Les Indiens n’existent pas que dans les westerns. La réalisatrice sino-américaine Chloé Zhao a consacré plusieurs films à leurs descendants contemporains aujourd’hui cantonnés dans des réserves et condamnés à la délinquance et à l’alcoolisme. Caméra d’or à Cannes et couronné de deux prix majeurs à Deauville, War Pony s’attache plus particulièrement à une communauté du Dakota Sud où ont échoué des descendants de la tribu Oglala Lakota. Bill, 23 ans, et Matho, 12 ans, cherchent leur place dans un monde qui ne veut pas d’eux. Il leur faut pour cela commencer par devenir des adultes responsables et autonomes. C’est sur le tournage d’American Honey (2015) d’Andrea Arnold dont elle était l’une des jeunes interprètes que Riley Keugh, la petite fille d’Elvis Presley, a sympathisé avec deux figurants, Bill Reddy et Franklin Sioux Bob, aujourd’hui coscénaristes de War Pony avec sa coréalisatrice Gina Gammell. Une rencontre déterminante qui a scellé une solide amitié au fil de laquelle les deux hommes ont raconté aux deux femmes des histoires sur leur communauté qui ont façonné peu à peu la personnalité de leurs protagonistes. Une nouvelle vision de l’envers du fameux Rêve américain nourrie de choses vues et vécues, évoquées sans aigreur, mais avec une certaine tendresse et en tout cas une immense empathie.
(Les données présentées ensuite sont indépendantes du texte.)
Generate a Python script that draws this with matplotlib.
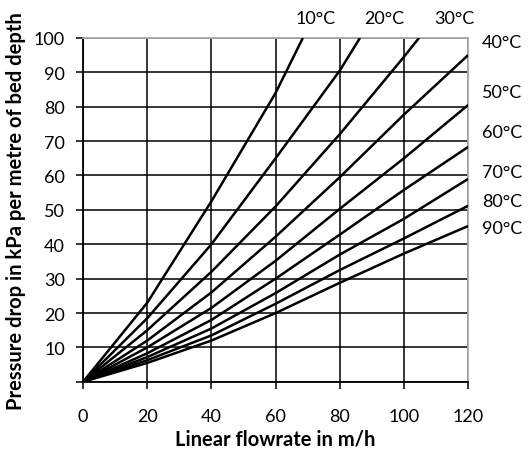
import matplotlib
matplotlib.use('Agg')
import matplotlib.pyplot as plt

plt.rcParams['font.family'] = ['Lato', 'DejaVu Sans']

# flowrate (m/h) and pressure drop (kPa per m of bed) per temperature
temps = ['10°C', '20°C', '30°C', '40°C', '50°C', '60°C', '70°C', '80°C', '90°C']
x10 = [0, 20, 40, 60, 68.5]
y10 = [0, 23, 52.5, 84, 100]
x20 = [0, 20, 40, 60, 80, 86.3]
y20 = [0, 18.5, 40, 65, 90.5, 100]
x30 = [0, 20, 40, 60, 80, 100, 104.7]
y30 = [0, 15, 32, 51, 72, 94.5, 100]
xfull = [0, 20, 40, 60, 80, 100, 120]
y40 = [0, 12, 26, 42.2, 59.5, 77.7, 95]
y50 = [0, 10, 21.5, 35.2, 50.3, 65, 80.5]
y60 = [0, 8.3, 18, 30, 42.8, 55.8, 68.3]
y70 = [0, 7.2, 15.5, 25.8, 37, 47.4, 59]
y80 = [0, 6.3, 13.5, 22.7, 32.5, 41.7, 51.2]
y90 = [0, 5.5, 12, 20, 28.8, 37.3, 45.3]

series = [(x10, y10), (x20, y20), (x30, y30), (xfull, y40), (xfull, y50),
          (xfull, y60), (xfull, y70), (xfull, y80), (xfull, y90)]

# where the temperature labels sit (data units)
top_label_x = [72.3, 93.8, 115.6]
right_label_y = [98.8, 84.3, 72.7, 61.0, 52.6, 44.8]

fig = plt.figure(figsize=(5.29, 4.52), dpi=100)
ax = fig.add_axes([0.157, 0.153, 0.728, 0.761])

for xs, ys in series:
    ax.plot(xs, ys, color='black', lw=1.8, solid_capstyle='butt', zorder=3)

ax.set_xlim(0, 120)
ax.set_ylim(0, 100)
ax.set_xticks(range(0, 121, 20))
ax.set_yticks(range(0, 101, 10))
ax.set_yticklabels([''] + [str(v) for v in range(10, 101, 10)])
ax.grid(True, color='black', lw=1.1)
ax.tick_params(direction='out', length=5, width=1.1, labelsize=13, colors='black')
ax.tick_params(axis='x', pad=14)
ax.tick_params(axis='y', pad=8)
for s in ['left', 'bottom']:
    ax.spines[s].set_linewidth(1.3)
for s in ['top', 'right']:
    ax.spines[s].set_color('#aaaaaa')
    ax.spines[s].set_linewidth(1.3)

ax.set_xlabel('Linear flowrate in m/h', fontsize=14.5, fontweight='bold', labelpad=3)
ax.set_ylabel('Pressure drop in kPa per metre of bed depth', fontsize=14.5,
              fontweight='bold', labelpad=6)

for lbl, xv in zip(temps[:3], top_label_x):
    ax.annotate(lbl, (xv, 100), xytext=(0, 14), textcoords='offset points',
                ha='center', va='center', fontsize=13, annotation_clip=False)
for lbl, yv in zip(temps[3:], right_label_y):
    ax.annotate(lbl, (120, yv), xytext=(10, 0), textcoords='offset points',
                ha='left', va='center', fontsize=13, annotation_clip=False)

fig.savefig('out.png', dpi=100)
Adopter le point de vue des natifs américains pour deux réalisatrices blanches, qui plus est débutantes, ne semble jamais avoir vraiment posé de problème à Gina Gammell et Riley Keough. La nation indienne contemporaine éparpillée façon puzzle est si peu représentée dans le cinéma américain que toute tentative dans ce domaine semble légitime sinon vitale pour ces parias qu’on a longtemps considérés (à juste titre) comme les seuls natifs authentiques du Nouveau Monde devenu pour eux une sorte de paradis perdu. L’inspiration profonde de War Pony émane de deux membres de cette communauté de proscrits poussés à la délinquance par un désespoir devenu à la fois héréditaire et endémique. Ce film délicat porte sur ces jeunes gens à la dérive un regard voisin de celui qui est celui des cinéastes européens lorsqu’ils braquent leurs caméras sur la banlieue, par exemple. Les lignes de fracture sont identiques et les problématiques très semblables. Sinon que dans le cas précis des Indiens, l’intégration à la communauté nationale n’est même pas une option envisageable, dans la mesure où il s’agit ouvertement de citoyens de seconde zone assignés à résidence donc exclus par principe du Melting Pot américain qui broie les individus quand il échoue à assimiler ses différentes composantes ethniques. Une situation inique mais pérenne. On retrouve dans cette tranche de vie toute en retenue une fureur de vivre poignante qui va de pair avec un usage assumé du symbolisme, à travers cette image récurrente du bison altier qui renvoie au passé de toute une nation.